Miyakoji could be the first area to have the ban lifted. It was on the periphery of the exclusion zone, north of Kawuchi, and since April last year it's been one of the areas being 'Prepared for lifting of the Evacuation Order'. Decontamination work has just been completed. It was supposed to have been finished in March but was delayed due to the snow and because they had to deal with more waste than expected. Over 3,000 workers cleaned houses, farmland, roads and woods over an area of 570 hectares at a cost of 6 billion yen (60 million dollars), double the original budget. Air borne levels of contamination have been 'reduced by half'. Looking at the figures, most places seem to have been reduced to 0.3 to 0.5 μSv/hour, much the same as places here in Koriyama where decontamination work hasn't been done. When the ban is lifted, within the next few months, people will be able to go back (at the moment they can't stay overnight) and get on with their lives. Interviews on TV seem to show a mixed reaction: some people are eager to get back, others say they still won't be able to make a living out of farming there. 
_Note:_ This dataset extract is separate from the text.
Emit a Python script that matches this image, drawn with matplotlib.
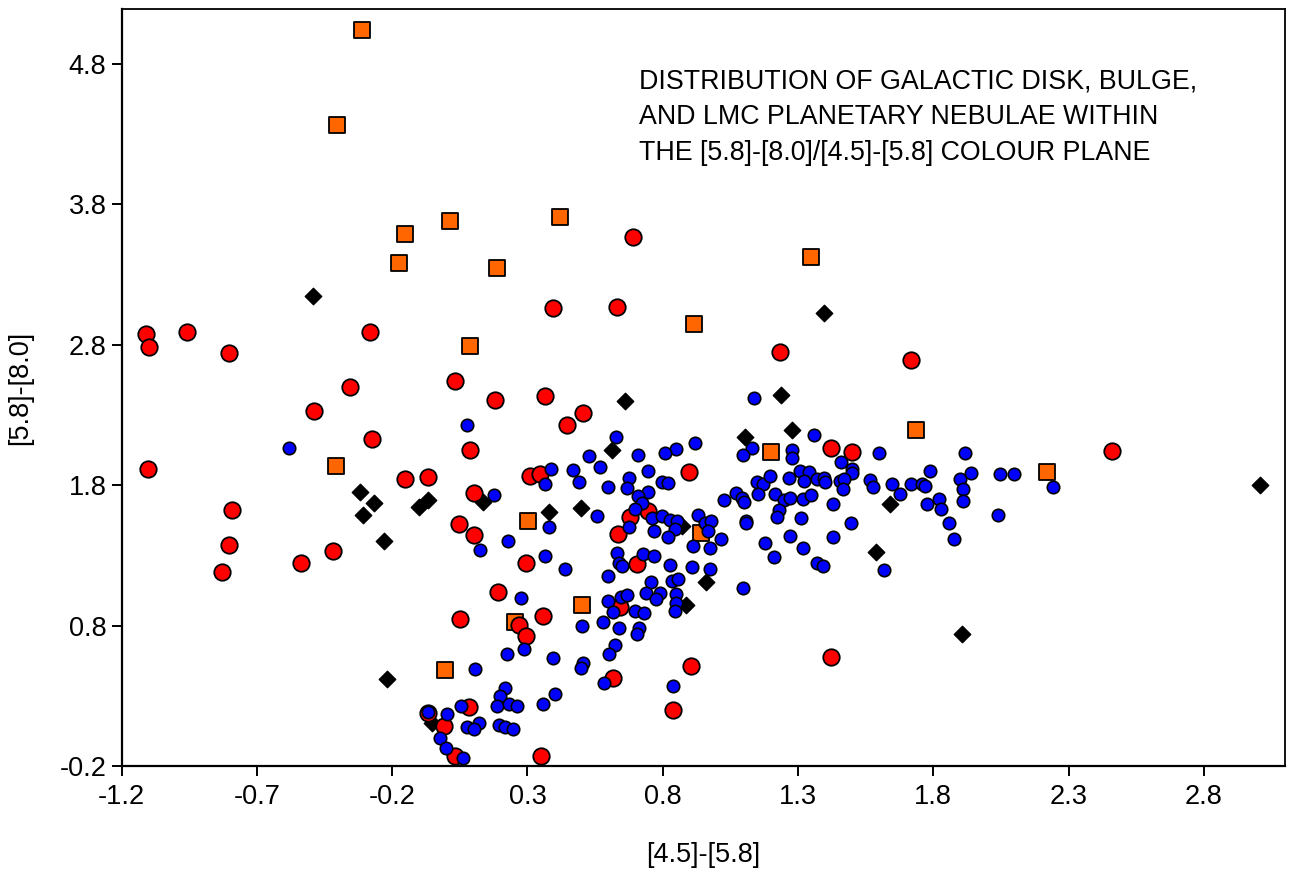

So good news, or at least a move in the right direction for the people of Miyakoji. But what of people who have homes nearer to the plant in the 'Difficult to Return' area? When we went to Tomioka a couple of weeks ago we got talking to a family from Futaba county when we stopped off at a motorway service station. They were capped that a foreigner cared about them and they loved my Fukushima T-shirt! But it became obvious that they just wanted to talk - to anyone who would listen - in an outpouring of sadness and frustration. They were living with their daughter in Narita: she works at the airport. They didn't know when they would be able to go back. All they've been told is that it will be at least five years.They go back occasionally to see to the house. They have to check in at the border, change into those white boiler suits and are only allowed in for a couple of hours. They told me there are rats in the house and their fields are overgrown. It's depressing. Their future is uncertain. 

In the meantime, a shipload of MOX fuel has been delivered from France, the first since the disaster, but Prime Minister Abe refuses to talk about scrapping the (bankrupt) reprocessing project or reducing Japan's dependence on nuclear power. There's an election of the Upper House in a few weeks time. On a TV phone-in programme yesterday morning, 39% said nuclear policy was their main election issue (39% too for pensions and social security, only 7% each for volatility in the stockmarket and relations with China). But the government fudges on the nuclear issue. I'm sure serious discussions are going on behind the scenes but they give the impression that Fukushima never happened and are far from forthright about plans for the future.
That's a brief round-up for now. More later.